● REQUIREMENTS: Return each line of the data below verbatim; pictures are to be left out.

# # # #

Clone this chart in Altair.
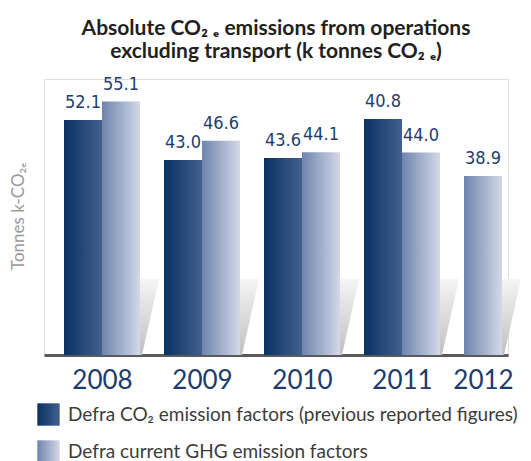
import altair as alt
import pandas as pd

# ---- data ----
years = ["2008", "2009", "2010", "2011", "2012"]
series = [
    "Defra CO₂ emission factors (previous reported figures)",
    "Defra current GHG emission factors",
]
co2_heights = [51.1, 42.4, 42.8, 51.3, None]      # bar heights as drawn
co2_labels = ["52.1", "43.0", "43.6", "40.8", None]
ghg_heights = [55.1, 46.6, 44.1, 44.0, 38.9]
ghg_labels = ["55.1", "46.6", "44.1", "44.0", "38.9"]

# ---- layout / style constants ----
GROUP_START = 0.2
BAR_W = 0.38
FLOOR_DEPTH = 16.5
FLOOR_TOP_W = 0.19
FLOOR_BOT_W = 0.02

bar_rows, floor_rows, centers = [], [], []
for g, yr in enumerate(years):
    slot = 0
    for s, h, lab in ((series[0], co2_heights[g], co2_labels[g]),
                      (series[1], ghg_heights[g], ghg_labels[g])):
        if h is None:
            continue
        x0 = g + GROUP_START + slot * BAR_W
        bar_rows.append(dict(year=yr, series=s, x0=x0, x1=x0 + BAR_W,
                             xm=x0 + BAR_W / 2, value=h, label=lab))
        slot += 1
    right = g + GROUP_START + slot * BAR_W
    centers.append(round(g + GROUP_START + slot * BAR_W / 2, 4))
    floor_rows += [
        dict(year=yr, fx=right, top=FLOOR_DEPTH, bot=0),
        dict(year=yr, fx=right + FLOOR_BOT_W, top=FLOOR_DEPTH, bot=0),
        dict(year=yr, fx=right + FLOOR_TOP_W, top=FLOOR_DEPTH, bot=FLOOR_DEPTH),
    ]

bar_df = pd.DataFrame(bar_rows)
floor_df = pd.DataFrame(floor_rows)

dark_expr = ("{gradient: 'linear', x1: 0, y1: 0, x2: 1, y2: 0, stops: ["
             "{offset: 0, color: '#0a3163'}, {offset: 1, color: '#42608d'}]}")
light_expr = ("{gradient: 'linear', x1: 0, y1: 0, x2: 1, y2: 0, stops: ["
              "{offset: 0, color: '#6e84ac'}, {offset: 1, color: '#d3d9e8'}]}")

floor_grad = alt.Gradient(
    gradient="linear", x1=0, y1=0, x2=0, y2=1,
    stops=[alt.GradientStop(offset=0, color="#f5f5f5"),
           alt.GradientStop(offset=1, color="#c0c0c0")],
)

x_scale = alt.Scale(domain=[0, 4.64], nice=False, zero=False)
y_scale = alt.Scale(domain=[0, 60], nice=False)

years_js = "[" + ",".join(f"'{y}'" for y in years) + "]"
x_axis = alt.Axis(
    values=centers, labelExpr=f"{years_js}[floor(datum.value)]",
    title=None, ticks=False, tickSize=0, grid=False,
    domainColor="#5a5a5a", domainWidth=3,
    labelFont="Lato", labelFontSize=26, labelColor="#1d3b6c",
    labelPadding=12, labelFlush=False, labelOverlap=False,
)
y_axis = alt.Axis(
    title="Tonnes k-CO₂ₑ", domain=False, ticks=False, labels=False, grid=False,
    titleFont="Lato", titleFontSize=17, titleFontWeight="normal",
    titleColor="#9a9a9a", titleAngle=-90, titleX=-17, titleY=137,
    titleBaseline="bottom", titleAlign="center",
)

floor = alt.Chart(floor_df).mark_area(color=floor_grad, interpolate="linear").encode(
    x=alt.X("fx:Q", scale=x_scale, axis=x_axis),
    y=alt.Y("top:Q", scale=y_scale, axis=y_axis),
    y2="bot:Q",
    detail="year:N",
)

bars = alt.Chart(bar_df).mark_bar().encode(
    x=alt.X("x0:Q", scale=x_scale, axis=x_axis),
    x2="x1:Q",
    y=alt.Y("value:Q", scale=y_scale, axis=y_axis, stack=None),
    y2=alt.datum(0),
    color=alt.Color(
        "series:N",
        scale=alt.Scale(domain=series, range=[{"expr": dark_expr}, {"expr": light_expr}]),
        legend=alt.Legend(
            title=None, orient="none", legendX=-7, legendY=324,
            symbolType="square", symbolSize=500, symbolStrokeWidth=0,
            labelFont="Lato", labelFontSize=19, labelColor="#3c3c3c",
            labelOffset=8, rowPadding=14, padding=0, labelLimit=0,
            symbolOpacity=1,
        ),
    ),
)

labels = alt.Chart(bar_df).mark_text(
    font="Liberation Sans Narrow, DejaVu Sans Condensed, Roboto",
    fontSize=18, color="#1f3d6d", baseline="alphabetic", dy=-12, align="center",
).encode(
    x=alt.X("xm:Q", scale=x_scale, axis=x_axis),
    y=alt.Y("value:Q", scale=y_scale, axis=y_axis, stack=None),
    text="label:N",
)

chart = alt.layer(floor, bars, labels).properties(
    width=464, height=276,
    padding={"left": 36, "top": 71, "right": 15, "bottom": 106},
    autosize="none",
    title=alt.TitleParams(
        text=["Absolute CO₂ ₑ emissions from operations",
              "excluding transport (k tonnes CO₂ ₑ)"],
        font="Lato", fontSize=21, fontWeight="bold", color="#231f20",
        anchor="middle", frame="group", offset=14, lineHeight=23,
    ),
).configure_view(stroke=None).configure(background="white")

chart.save("out.html", embed_options={"renderer": "svg", "actions": False})
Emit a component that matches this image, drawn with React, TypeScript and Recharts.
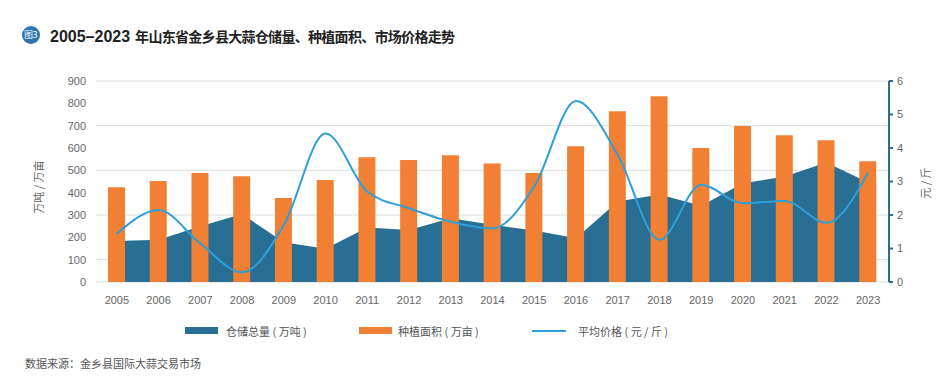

# # # #

● SOLUTION TO THIS PROBLEM:
Clone this chart in Altair.
import altair as alt
import pandas as pd

# ---- data ----
years = ["2008", "2009", "2010", "2011", "2012"]
series = [
    "Defra CO₂ emission factors (previous reported figures)",
    "Defra current GHG emission factors",
]
co2_heights = [51.1, 42.4, 42.8, 51.3, None]      # bar heights as drawn
co2_labels = ["52.1", "43.0", "43.6", "40.8", None]
ghg_heights = [55.1, 46.6, 44.1, 44.0, 38.9]
ghg_labels = ["55.1", "46.6", "44.1", "44.0", "38.9"]

# ---- layout / style constants ----
GROUP_START = 0.2
BAR_W = 0.38
FLOOR_DEPTH = 16.5
FLOOR_TOP_W = 0.19
FLOOR_BOT_W = 0.02

bar_rows, floor_rows, centers = [], [], []
for g, yr in enumerate(years):
    slot = 0
    for s, h, lab in ((series[0], co2_heights[g], co2_labels[g]),
                      (series[1], ghg_heights[g], ghg_labels[g])):
        if h is None:
            continue
        x0 = g + GROUP_START + slot * BAR_W
        bar_rows.append(dict(year=yr, series=s, x0=x0, x1=x0 + BAR_W,
                             xm=x0 + BAR_W / 2, value=h, label=lab))
        slot += 1
    right = g + GROUP_START + slot * BAR_W
    centers.append(round(g + GROUP_START + slot * BAR_W / 2, 4))
    floor_rows += [
        dict(year=yr, fx=right, top=FLOOR_DEPTH, bot=0),
        dict(year=yr, fx=right + FLOOR_BOT_W, top=FLOOR_DEPTH, bot=0),
        dict(year=yr, fx=right + FLOOR_TOP_W, top=FLOOR_DEPTH, bot=FLOOR_DEPTH),
    ]

bar_df = pd.DataFrame(bar_rows)
floor_df = pd.DataFrame(floor_rows)

dark_expr = ("{gradient: 'linear', x1: 0, y1: 0, x2: 1, y2: 0, stops: ["
             "{offset: 0, color: '#0a3163'}, {offset: 1, color: '#42608d'}]}")
light_expr = ("{gradient: 'linear', x1: 0, y1: 0, x2: 1, y2: 0, stops: ["
              "{offset: 0, color: '#6e84ac'}, {offset: 1, color: '#d3d9e8'}]}")

floor_grad = alt.Gradient(
    gradient="linear", x1=0, y1=0, x2=0, y2=1,
    stops=[alt.GradientStop(offset=0, color="#f5f5f5"),
           alt.GradientStop(offset=1, color="#c0c0c0")],
)

x_scale = alt.Scale(domain=[0, 4.64], nice=False, zero=False)
y_scale = alt.Scale(domain=[0, 60], nice=False)

years_js = "[" + ",".join(f"'{y}'" for y in years) + "]"
x_axis = alt.Axis(
    values=centers, labelExpr=f"{years_js}[floor(datum.value)]",
    title=None, ticks=False, tickSize=0, grid=False,
    domainColor="#5a5a5a", domainWidth=3,
    labelFont="Lato", labelFontSize=26, labelColor="#1d3b6c",
    labelPadding=12, labelFlush=False, labelOverlap=False,
)
y_axis = alt.Axis(
    title="Tonnes k-CO₂ₑ", domain=False, ticks=False, labels=False, grid=False,
    titleFont="Lato", titleFontSize=17, titleFontWeight="normal",
    titleColor="#9a9a9a", titleAngle=-90, titleX=-17, titleY=137,
    titleBaseline="bottom", titleAlign="center",
)

floor = alt.Chart(floor_df).mark_area(color=floor_grad, interpolate="linear").encode(
    x=alt.X("fx:Q", scale=x_scale, axis=x_axis),
    y=alt.Y("top:Q", scale=y_scale, axis=y_axis),
    y2="bot:Q",
    detail="year:N",
)

bars = alt.Chart(bar_df).mark_bar().encode(
    x=alt.X("x0:Q", scale=x_scale, axis=x_axis),
    x2="x1:Q",
    y=alt.Y("value:Q", scale=y_scale, axis=y_axis, stack=None),
    y2=alt.datum(0),
    color=alt.Color(
        "series:N",
        scale=alt.Scale(domain=series, range=[{"expr": dark_expr}, {"expr": light_expr}]),
        legend=alt.Legend(
            title=None, orient="none", legendX=-7, legendY=324,
            symbolType="square", symbolSize=500, symbolStrokeWidth=0,
            labelFont="Lato", labelFontSize=19, labelColor="#3c3c3c",
            labelOffset=8, rowPadding=14, padding=0, labelLimit=0,
            symbolOpacity=1,
        ),
    ),
)

labels = alt.Chart(bar_df).mark_text(
    font="Liberation Sans Narrow, DejaVu Sans Condensed, Roboto",
    fontSize=18, color="#1f3d6d", baseline="alphabetic", dy=-12, align="center",
).encode(
    x=alt.X("xm:Q", scale=x_scale, axis=x_axis),
    y=alt.Y("value:Q", scale=y_scale, axis=y_axis, stack=None),
    text="label:N",
)

chart = alt.layer(floor, bars, labels).properties(
    width=464, height=276,
    padding={"left": 36, "top": 71, "right": 15, "bottom": 106},
    autosize="none",
    title=alt.TitleParams(
        text=["Absolute CO₂ ₑ emissions from operations",
              "excluding transport (k tonnes CO₂ ₑ)"],
        font="Lato", fontSize=21, fontWeight="bold", color="#231f20",
        anchor="middle", frame="group", offset=14, lineHeight=23,
    ),
).configure_view(stroke=None).configure(background="white")

chart.save("out.html", embed_options={"renderer": "svg", "actions": False})
Emit a component that matches this image, drawn with React, TypeScript and Recharts.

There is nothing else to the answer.